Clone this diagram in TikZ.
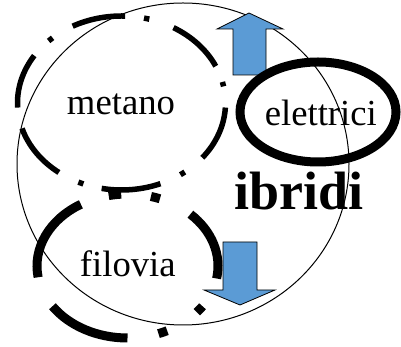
\documentclass[tikz,border=0pt]{standalone}
\usepackage{fontspec}
\setmainfont{Liberation Serif}
\usepackage{xcolor}
\definecolor{arrblue}{HTML}{5B9BD5}

\begin{document}
\begin{tikzpicture}[
  x=1pt, y=1pt,
  setname/.style={anchor=base, inner sep=0pt, font=\fontsize{36.7}{40}\selectfont},
  metdash/.style={line width=5.5pt},
  fildash/.style={line width=9pt},
  bluearrow/.style={draw=black, line width=0.8pt, fill=arrblue, line join=miter}
]
  \useasboundingbox (0,0) rectangle (401,347);

  % centres of the sets
  \coordinate (bigC) at (183,183);
  \coordinate (metC) at (121.5,244);
  \coordinate (filC) at (127.5,81);
  \coordinate (eleC) at (318,235);

  % outer set
  \draw[line width=1pt] (bigC) ellipse [x radius=166pt, y radius=161pt];

  % blue arrows
  \draw[bluearrow] (233,272) -- (233,318) -- (217,318) -- (249,334) -- (283,318) -- (266,318) -- (266,272) -- cycle;
  \draw[bluearrow] (223,105) -- (223,57) -- (204,57) -- (240,42) -- (275,57) -- (257,57) -- (257,105) -- cycle;

  % metano, long dash dot
  \foreach \a/\b in {-39/-3, 11/14, 25/60, 74.5/77.5, 88/118, 131.5/134.5, 147/183, 197/233, 245.5/248.5, 259/292, 304.5/307.5}
    \draw[metdash] (metC) ++(\a:104pt and 87pt) arc[start angle=\a, end angle=\b, x radius=104pt, y radius=87pt];

  % filovia, heavier
  \foreach \a/\b in {-10/46, 69/75, 94/102, 121/189, 214/270, 290/296, 320/326}
    \draw[fildash] (filC) ++(\a:90.5pt and 72pt) arc[start angle=\a, end angle=\b, x radius=90.5pt, y radius=72pt];

  % elettrici
  \draw[line width=9pt] (eleC) ellipse [x radius=78pt, y radius=50pt];

  \node[setname] (metano) at (121,232) {metano};
  \node[setname] (elettrici) at (320.8,221) {elettrici};
  \node[setname] (filovia) at (127.8,70.3) {filovia};
  \node[setname, font=\fontsize{54}{58}\selectfont\bfseries] (ibridi) at (299,137) {ibridi};
\end{tikzpicture}
\end{document}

::::

▸ Given exercise:
Reproduce each line exactly, please, except for any pictures.

▸ Exercise result:
Clone this diagram in TikZ.
\documentclass[tikz,border=0pt]{standalone}
\usepackage{fontspec}
\setmainfont{Liberation Serif}
\usepackage{xcolor}
\definecolor{arrblue}{HTML}{5B9BD5}

\begin{document}
\begin{tikzpicture}[
  x=1pt, y=1pt,
  setname/.style={anchor=base, inner sep=0pt, font=\fontsize{36.7}{40}\selectfont},
  metdash/.style={line width=5.5pt},
  fildash/.style={line width=9pt},
  bluearrow/.style={draw=black, line width=0.8pt, fill=arrblue, line join=miter}
]
  \useasboundingbox (0,0) rectangle (401,347);

  % centres of the sets
  \coordinate (bigC) at (183,183);
  \coordinate (metC) at (121.5,244);
  \coordinate (filC) at (127.5,81);
  \coordinate (eleC) at (318,235);

  % outer set
  \draw[line width=1pt] (bigC) ellipse [x radius=166pt, y radius=161pt];

  % blue arrows
  \draw[bluearrow] (233,272) -- (233,318) -- (217,318) -- (249,334) -- (283,318) -- (266,318) -- (266,272) -- cycle;
  \draw[bluearrow] (223,105) -- (223,57) -- (204,57) -- (240,42) -- (275,57) -- (257,57) -- (257,105) -- cycle;

  % metano, long dash dot
  \foreach \a/\b in {-39/-3, 11/14, 25/60, 74.5/77.5, 88/118, 131.5/134.5, 147/183, 197/233, 245.5/248.5, 259/292, 304.5/307.5}
    \draw[metdash] (metC) ++(\a:104pt and 87pt) arc[start angle=\a, end angle=\b, x radius=104pt, y radius=87pt];

  % filovia, heavier
  \foreach \a/\b in {-10/46, 69/75, 94/102, 121/189, 214/270, 290/296, 320/326}
    \draw[fildash] (filC) ++(\a:90.5pt and 72pt) arc[start angle=\a, end angle=\b, x radius=90.5pt, y radius=72pt];

  % elettrici
  \draw[line width=9pt] (eleC) ellipse [x radius=78pt, y radius=50pt];

  \node[setname] (metano) at (121,232) {metano};
  \node[setname] (elettrici) at (320.8,221) {elettrici};
  \node[setname] (filovia) at (127.8,70.3) {filovia};
  \node[setname, font=\fontsize{54}{58}\selectfont\bfseries] (ibridi) at (299,137) {ibridi};
\end{tikzpicture}
\end{document}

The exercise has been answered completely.